Pourtant, la série n'est pas exempte de défauts, notamment en termes d'écriture. Sans être mauvaise, elle ne semble pas à la hauteur de la critique dithyrambique dont jouit la série. Est-ce qu'être cool excuse tout ? Ce serait bien commode, et cela donnerait une objectif désirable pour tout auteur. Doit-on chercher le cool à tout prix ? Et d'ailleurs, comment est-on cool ?
Taper la pose #
Le premier élément constitutif du cool factor d'Arcane réside dans ses personnages. Ceux-ci sont attachants, certes, mais surtout très stylés visuellement. De par leur design, bien sûr, mais aussi et surtout par leur propension à taper la pose. Que ce soit pendant un dialogue, en combat, pour apparaître ou danser, les personnages ne manquent pas une occasion de taper une pose stylée. Voilà donc un moyen bien commande de rendre son récit cool, mais il est à double tranchant : si cela permet d'iconiser les personnages efficacement, cela enlève aussi au naturel des situations et des échanges entre personnages. Ils prennent la pose pour prendre la pose, et rien n'explique rationnellement leur comportement. J'en veux pour preuve le moment où le personnage de Smeesh tend un embuscade à Jinx. On le découvre assis en tailleur juché sur des tuyaux. Que fait-il là-haut à part préparer un bel effet de mise en scène avec la fumée rose qu'il dégage ? Smeesh veut avoir l'air cool. Cette tendance a d'ailleurs récemment gagné un nom sur les réseaux : l'aura farming, ou l'art de faire rayonner son "aura" en tapant la pose. Les personnages d'Arcane en sont tous coupables.
AMV #
La scène d'embuscade qui suit est ponctuée par l'arrivée de Sevika, munie d'un bras mécanique au pouvoir saugrenu : doté d'un mécanisme de bandit manchot, il active des pouvoirs de manière aléatoire. Là encore, on peut douter du caractère vraisemblable d'une telle arme, mais on comprend son intérêt spectaculaire quand elle est mise à l'œuvre. En résulte une scène de combat rythmée par de la musique, avec une mise en scène très clipesque, comme pour beaucoup de scènes de la série. On peut ainsi observer le deuxième cool factor d'Arcane : l'utilisation à outrance de la musique. Les moments musicaux sont cools car ils invoquent des musiques modernes et branchées, tout en usant d'une synchronicité image/son ultra-satisfaisante : ralentis, montage en rythme, mickey-mousing, tout y passe. Chaque épisode de la première moitié de la saison commence littéralement par un clip musical, les combats et moments clefs du récits sont toujours montés sur de la musique. Enfin, la scène de danse de l'épisode 8 de la saison 2, portée par la chanson de Pomme et Stromae, culmine déjà à plus de 60 millions de vues sur la chaîne Youtube officielle de Riot au moment où j'écris ces lignes (et 30 millions de plus sur la chaine League of Legends), et a déjà acquis un statut culte.

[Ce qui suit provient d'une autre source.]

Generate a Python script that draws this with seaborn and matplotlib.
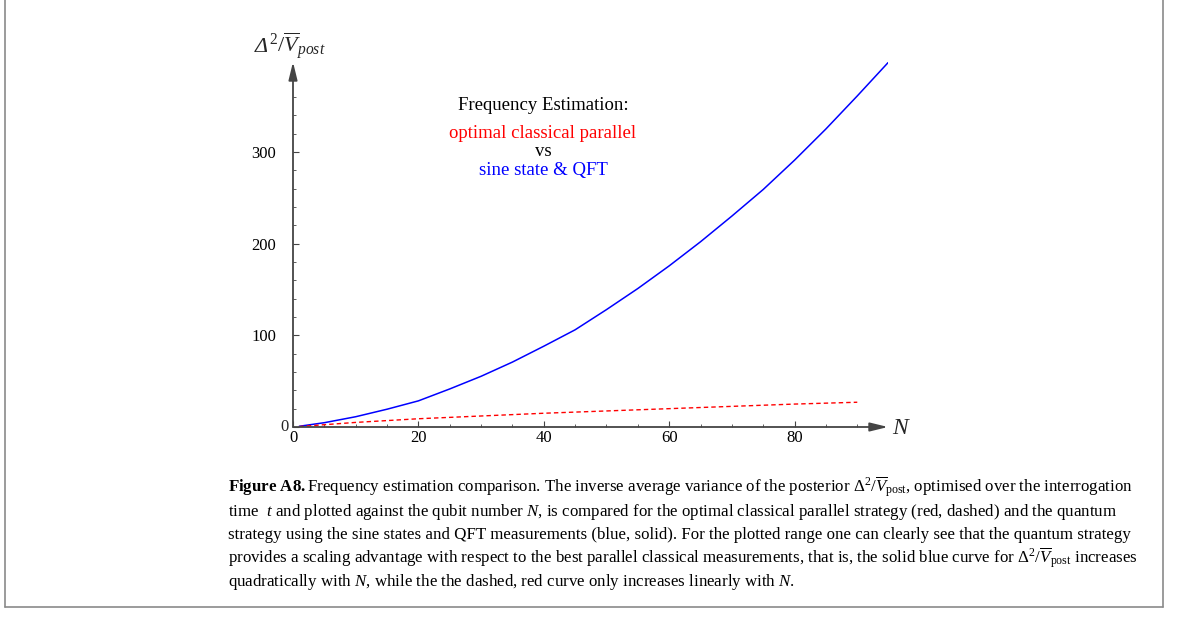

Si l'on omet cet exemple romantique, la plupart des moments musicaux de la série illustrent des moments de combat et la dimension clipesque d'Arcane a souvent pour vertu d'esthétiser la violence. Dans une tradition très shonen, les combats — et les combattants — sont toujours esthétisés : on tape la pose avant, pendant et après, et on cogne en rythme avec du rock ou du dubstep. Et c'est là, selon moi, un facteur fondamental du cool : la fluidité de l'action, l'harmonie du rythme entre image et son, rend le tout très satisfaisant. Les personnages paraissent vraiment puissants et cette débauche de puissance est cathartique. On aime regarder ces gens se taper dessus, on aimerait presque être à leur place. On peut se demander alors le bien fondé du cool factor, veut-on à tout prix être cool au point d'idéaliser la violence ?
Not cool #
Quand j'évoquais au début de cet article que l'écriture d'Arcane ne semblait pas à la hauteur de la hype, c'est en partie parce que la volonté d'être cool prend parfois le pas sur la nécessité de produire un récit cohérent. Prenons pour exemple le bras bandit manchot : cette arme n'est pas très logique d'un point de vue narratif, mais elle sert une scène à la violence esthétisée. C'est un problème qu'on voit parfois au cinéma, dans des productions avec pourtant de gros budgets. Les scénaristes de Gladiator 2 ont tellement voulu terminer le film sur un duel entre le héros et l'antagoniste principal, que le film se tord en quatre pour que ce combat puisse avoir lieu : le héros passe à travers une armée ennemie entière pour faire face à l'antagoniste, et ce dernier, qui n'a rien d'un combattant, qui sait qu'il va perdre contre un gladiateur, décide pourtant de tirer son glaive. Rien, dans cette scène n'a de sens, et tout ici arrive pour la belle image, l'image cool, cathartique, satisfaisante, du héros qui pourfend le méchant. Un blockbuster américain ne saurait se terminer sans le duel final entre le bien et le mal.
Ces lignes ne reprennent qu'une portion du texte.